It appears that you are not familiar with the French use and application of their military justice system. Perhaps the following will help.
In 1796 the Directory, after multiple changes and much confusion, established Permanent Councils of War (a court-martial), comprised of seven members, in every division of the army. The president of the council was a chef de brigade (colonel) assisted by one chef de bataillon or escadron, two captains, a lieutenant, a sous-lieutenant and a noncommissioned officer. All of these members were appointed by the division commander.
One of the captains would be appointed by the president of the council as the prosecutor (commissaire du pouvoir) and the other as the court recorder with a clerk appointed to assist him. The clerk was not appointed by the division commander but chosen by the council.
If a senior officer was being court-martialed, the composition of the council was changed to reflect his rank and would include officers of equivalent grade and time in service.
These courts had jurisdiction over troops, civilians with the army, spies, inhabitants of occupied countries, and embauchers. They had the authority to impose any sentence that was deemed appropriate, including death.
In 1797 Permanent Councils of Review were established in the divisions which were to review the sentences of the Permanent Councils of War. These too were appointed by the division commanders and when they reviewed a case, what was considered were the procedures of the trial. If those were deemed to have been conducted correctly, the sentence would stand. If not, then a new council of war was appointed for a new trial. If a different verdict was reached in the second trail, the case was then referred to the Corps Legislatif.
This system was designed to function only during wartime. In 1800 First Consul Bonaparte ordered Berthier to report on the military justice system, along with all pertinent and supporting laws and regulations that went along with it. When the Treaty of Amiens and peace came in 1802, the First Consul ordered that the system be continued. There would be only minor changes to the system until 1857. Le Guide des Juges Militaires was published in 1813 which covered in detail, including laws, acts of the government, decisions of the Council of State, along with a listing of crimes and punishments, which applied to military and naval legislation and the military justice system.
Special courts-martial were established to deal with crimes committed by refractaires, spies, embauchers, and deserters outside the pruview of the field armies. The legal authority of the governors of fortified places during peace, war, and while being besieged was ‘redefined’ in 1811. If under siege, the governor of a fortified place had the power of life and death and the civil courts in the place had no authority at all.

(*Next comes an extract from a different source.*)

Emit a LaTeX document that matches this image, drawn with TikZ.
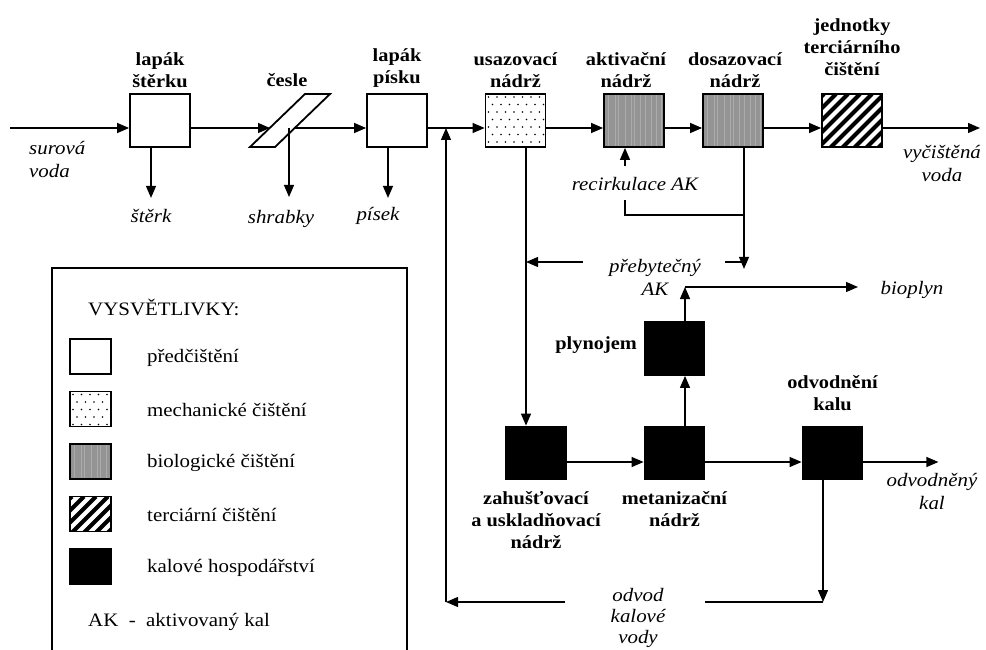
\documentclass[tikz,border=0pt]{standalone}
\usepackage{fontspec}
\setmainfont[FakeStretch=1.1]{Liberation Serif}
\usetikzlibrary{arrows.meta,calc}

\tikzset{
  box/.style={draw,line width=1.8pt,minimum width=60pt,minimum height=53pt,inner sep=0pt},
  keybox/.style={draw,line width=1.5pt,minimum width=41pt,minimum height=35pt,inner sep=0pt},
  predfill/.style={fill=white},
  mechfill/.style={fill=white,path picture={
      \foreach \r in {0,...,7} \foreach \c in {0,...,7}
        \fill[black] ($(path picture bounding box.north west)+({\c*8.5+3+mod(\r,2)*4},{\r*7.5+3})$) circle (0.8pt);}},
  biofill/.style={fill=black!42,path picture={
      \foreach \s in {4,11,14,21,27,30,36,41,47,52,57}
        \draw[black!33,line width=0.9pt] ($(path picture bounding box.north west)+(\s,0)$) -- ++(0,60);}},
  tercfill/.style={fill=white,path picture={
      \foreach \k in {-72,-60,...,72}
        \draw[black,line width=4pt] ($(path picture bounding box.north west)+(\k,62)$) -- ++(62,-62);}},
  kalfill/.style={fill=black},
  boxlab/.style={font=\bfseries\fontsize{18.5}{22}\selectfont,align=center,inner sep=0pt},
  flowtxt/.style={font=\itshape\fontsize{19}{23}\selectfont,align=center,inner sep=0pt},
  keytxt/.style={font=\fontsize{19}{22}\selectfont,anchor=west,inner sep=0pt},
  pipe/.style={line width=1.3pt},
  flow/.style={pipe,-{Triangle[length=12pt,width=10pt]}}
}

\begin{document}
\begin{tikzpicture}[x=1pt,y=-1pt]
\useasboundingbox (0,0) rectangle (986,650);
\coordinate (axis) at (0,128);

% legenda
\draw[line width=1.5pt] (52,660) -- (52,268) -- (407,268) -- (407,660);
\node[keytxt] (keyhead) at (88,307) {VYSVĚTLIVKY:};
\foreach \f/\t [count=\i] in {predfill/předčištění,mechfill/mechanické čištění,biofill/biologické čištění,tercfill/terciární čištění,kalfill/kalové hospodářství} {
  \node[keybox,\f] (key\i) at (90.5,{304+52.5*\i}) {};
  \node[keytxt] (keylab\i) at (147,{305+52.5*\i}) {\t};
}
\node[keytxt] (akkey) at (88,622) {AK \ - \ aktivovaný kal};

% linka cisteni vody
\node[box,predfill] (lst) at (160,120.5) {};
\node[box,predfill] (lpi) at (397,120.5) {};
\node[box,mechfill] (usaz) at (515.5,120.5) {};
\node[box,biofill] (akt) at (634,120.5) {};
\node[box,biofill] (dos) at (733,120.5) {};
\node[box,tercfill] (terc) at (852,120.5) {};

\node[boxlab,anchor=south] (lstlab) at ([yshift=5pt]lst.north) {lapák\\štěrku};
\node[boxlab] (ceslab) at (287,80) {česle};
\node[boxlab,anchor=south] (lpilab) at ([yshift=5pt]lpi.north) {lapák\\písku};
\node[boxlab,anchor=south] (usazlab) at ([yshift=5pt]usaz.north) {usazovací\\nádrž};
\node[boxlab,anchor=south] (aktlab) at ([xshift=-8pt,yshift=5pt]akt.north) {aktivační\\nádrž};
\node[boxlab,anchor=south] (doslab) at ([xshift=2pt,yshift=5pt]dos.north) {dosazovací\\nádrž};
\node[boxlab,anchor=south] (terclab) at ([yshift=17pt]terc.north) {jednotky\\terciárního\\čištění};

% cesle
\coordinate (cesleL) at (270,128);
\coordinate (cesleR) at (295,128);
\coordinate (cesleC) at (289,128);
\draw[line width=1.8pt,fill=white] (250,147) -- (275,147) -- (330,94) -- (305,94) -- cycle;

\coordinate (src) at (10,128);
\coordinate (jun) at (446,128);
\coordinate (out) at (980,128);
\draw[flow] (src) -- (lst.west |- axis);
\draw[flow] (lst.east |- axis) -- (cesleL);
\draw[flow] (cesleR) -- (lpi.west |- axis);
\draw[flow] (lpi.east |- axis) -- (usaz.west |- axis);
\draw[flow] (usaz.east |- axis) -- (akt.west |- axis);
\draw[flow] (akt.east |- axis) -- (dos.west |- axis);
\draw[flow] (dos.east |- axis) -- (terc.west |- axis);
\draw[flow] (terc.east |- axis) -- (out);

\draw[flow] ([xshift=-9pt]lst.south) -- ++(0,50);
\draw[flow] (cesleC) -- ++(0,69);
\draw[flow] ([xshift=-9pt]lpi.south) -- ++(0,50);

\node[flowtxt,align=left,anchor=north west] (raw) at (29,141) {surová\\voda};
\node[flowtxt] (sterk) at (151,216) {štěrk};
\node[flowtxt] (shrab) at (281,219) {shrabky};
\node[flowtxt] (pisek) at (378,216) {písek};
\node[flowtxt] (clean) at (942,163) {vyčištěná\\voda};

% recirkulace a prebytecny kal
\coordinate (recR) at (744,215);
\coordinate (recL) at (625,215);
\coordinate (recU) at (625,200);
\draw[pipe] (recR) -- (recL) -- (recU);
\draw[flow] ([xshift=-9pt,yshift=-18pt]akt.south) -- ([xshift=-9pt]akt.south);
\node[flowtxt] (recirk) at (635,184) {recirkulace AK};

\draw[flow] ([xshift=11pt]dos.south) -- ++(0,121);
\coordinate (excR) at (744,262);
\coordinate (excA) at (725,262);
\coordinate (excB) at (583,262);
\coordinate (usazdown) at ([xshift=10.5pt]usaz.south);
\draw[pipe] (excR) -- (excA);
\draw[flow] (excB) -- (excB -| usazdown);
\node[flowtxt] (excess) at (655,277) {přebytečný\\AK};

% kalove hospodarstvi
\node[box,kalfill] (plyn) at (674.5,348.5) {};
\node[box,kalfill] (zah) at (536,453) {};
\node[box,kalfill] (met) at (674.5,453) {};
\node[box,kalfill] (odv) at (832.5,453) {};

\node[boxlab,anchor=base east] (plynlab) at (637,349) {plynojem};
\node[boxlab,anchor=north] (zahlab) at ([yshift=-11pt]zah.south) {zahušťovací\\a uskladňovací\\nádrž};
\node[boxlab,anchor=north] (metlab) at ([yshift=-11pt]met.south) {metanizační\\nádrž};
\node[boxlab,anchor=south] (odvlab) at ([yshift=15pt]odv.north) {odvodnění\\kalu};

\draw[flow] (usazdown) -- (usazdown |- zah.north);
\draw[flow] ([yshift=-9pt]zah.east) -- ([yshift=-9pt]met.west);
\draw[flow] ([yshift=-9pt]met.east) -- ([yshift=-9pt]odv.west);
\draw[flow] ([xshift=10.5pt]met.north) -- ([xshift=10.5pt]plyn.south);

\coordinate (gasC) at (685,287);
\coordinate (gasE) at (858,287);
\draw[flow] ([xshift=10.5pt]plyn.north) -- (gasC);
\draw[flow] (gasC) -- (gasE);
\node[flowtxt] (biogas) at (912,290) {bioplyn};

\draw[flow] ([yshift=-9pt]odv.east) -- ++(75,0);
\node[flowtxt] (dewat) at (932,491) {odvodněný\\kal};

% odvod kalove vody zpet na pritok
\coordinate (retR) at (823,602);
\coordinate (retA) at (705,602);
\coordinate (retB) at (565,602);
\coordinate (retL) at (446,602);
\draw[flow] ([xshift=-9.5pt]odv.south) -- (retR);
\draw[pipe] (retR) -- (retA);
\draw[flow] (retB) -- (retL);
\draw[flow] (retL) -- (jun);
\node[flowtxt,font=\itshape\fontsize{19}{21}\selectfont] (waterret) at (638,618) {odvod\\kalové\\vody};
\end{tikzpicture}
\end{document}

There were two other military courts. The first, the gendarmerie’s tribunal prevotale and the commissions militaires, which was a drumhead court-martial. There was no appeal from either of them.
The tribunal, in essence a summary court-martial, was authorized to try any crime committed within the army. However, most of its legal business dealt with the army’s camp-followers. Troops that were caught committing serious crimes were usually turned over to their regiments for court-martial.
The Grand Prevot, the army’s provost martial would ask for the immediate establishment of a military commission to try egregious looters or marauders.
The commissions dealt with stragglers, deserters, and marauders. Both of these special courts-martial had jurisdiction over any and all criminal activity and were authorized to use the death penalty.
Military juris prudence was somewhat advance in the Grande Armee, and there are many similarities with modern military justice in the American services. There is a table of maximum punishments in the Uniform Code of Military Justice, and the death penalty can be applied for such crimes as murder and rape, among others (the current prisoner in custody of the US Army, Bergdahl, most certainly is eligible for the death penalty, although unfortunately it won’t be applied). I’ve had some experience with the military justice system as both a staff officer and a commander, being on a few court-martials (special and general) and applying punishment both on land and sea, the latter including putting recalcitrant on bread and water while deployed aboard ship. It’s a very interesting system and process.
The death penalty in the Grande Armee was the punishment for ‘attacking or threatening an officer, NCO, or gendarme; desertion to the enemy; theft with violence; rape of a woman of good repute; and murdering a wounded enemy officer and stealing his medals.
Punishment for ‘lesser offenses’ could be handled, then as now, by the units, usually at the company and battalion level. Many times it is up to the imagination of the company/battery 1st Sergeants to come up with suitable punishments that are not referred to the commanding officer.